5th January 2011
In theory, the Bank of England's Monetary Policy Committee has an inflation target of 2 per cent of CPI, but it keeps missing that target. CPI was 3.3 per cent in the 12 months to November 2010 yet the Bank has continued to resist raising the 0.5 per cent interest rate because the recovery is so fragile.
Actually a bit of inflation in an economy coming out of a huge recession is generally seen as a good thing. It's just that a lot of inflation is exactly the opposite.
Henderson Global Investors Chief Economist Simon Ward says: "A key concern is the squeeze on real money supply trends from rising inflation, with the CPI headline rate on course to exceed 4% in early 2011. The demand to hold money may simultaneously decline as real deposit interest rates fall deeper into negative territory but the net effect may be to constrain the economic recovery."
Ward thinks the MPC should have raised rates last summer and must raise rates urgently.

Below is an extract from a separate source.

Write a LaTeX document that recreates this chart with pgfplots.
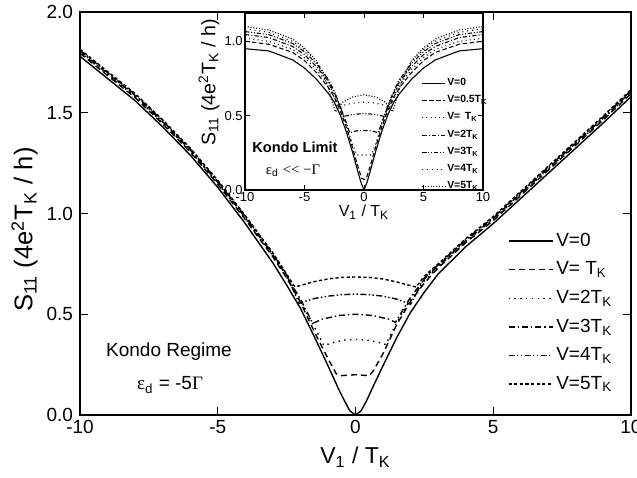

He says: "The inflation squeeze would be less intense had the MPC raised rates last summer. This would have boosted sterling, restraining import cost increases, while firing a shot across the bows of firms planning price hikes. Policy tightening is now urgently required; medium-term growth prospects will be much worse if the current inflation overshoot becomes entrenched."
Stoking the fears further, thisismoney.co.uk reports that global trade is starting to boom.
Chinese inflation hit five per cent in November, two per cent above target and Citywire lists the measures China might have to take to slow it down as one of its five big threats to global recovery along with UK inflation.
However, this is the first time the ECB has breached its target since November 2008. In comparison the Bank of England has missed its inflation target for more than 40 months in the last five years and that is one reason it faces the ire of the comment boards.
On thisismoney.co.uk, Economic Reality says: "The BOE may have left it too late and will now have to increase rates to a higher level than was really necessary. With inflation set to increase to around 4-5% this year, many people are simply not going to accept wage rises of 1-2%.The cost of getting to and from work, either by car or train has sky-rocketed and many employers need to factor in this when setting pay. Once inflation is in the system it tends to snowball as it did during the 1970s."
Also on thisismoney.co.uk, Global Observer is similarly scathing about the Bank's performance and fears stagflation, basically a double whammy of falling growth and rising prices.
He says: "The Bank's Monetary Policy Committee has recently become increasingly concerned over this surge in input price inflation." That is a joke, surely? The MPC have consistently proven over the last few years that they have no concern over inflation at all, although it is supposed to be their only job to control it! This is why they have allowed inflation to get out of control and exacerbated it by their illegal QE debasement, which they had no authority to do."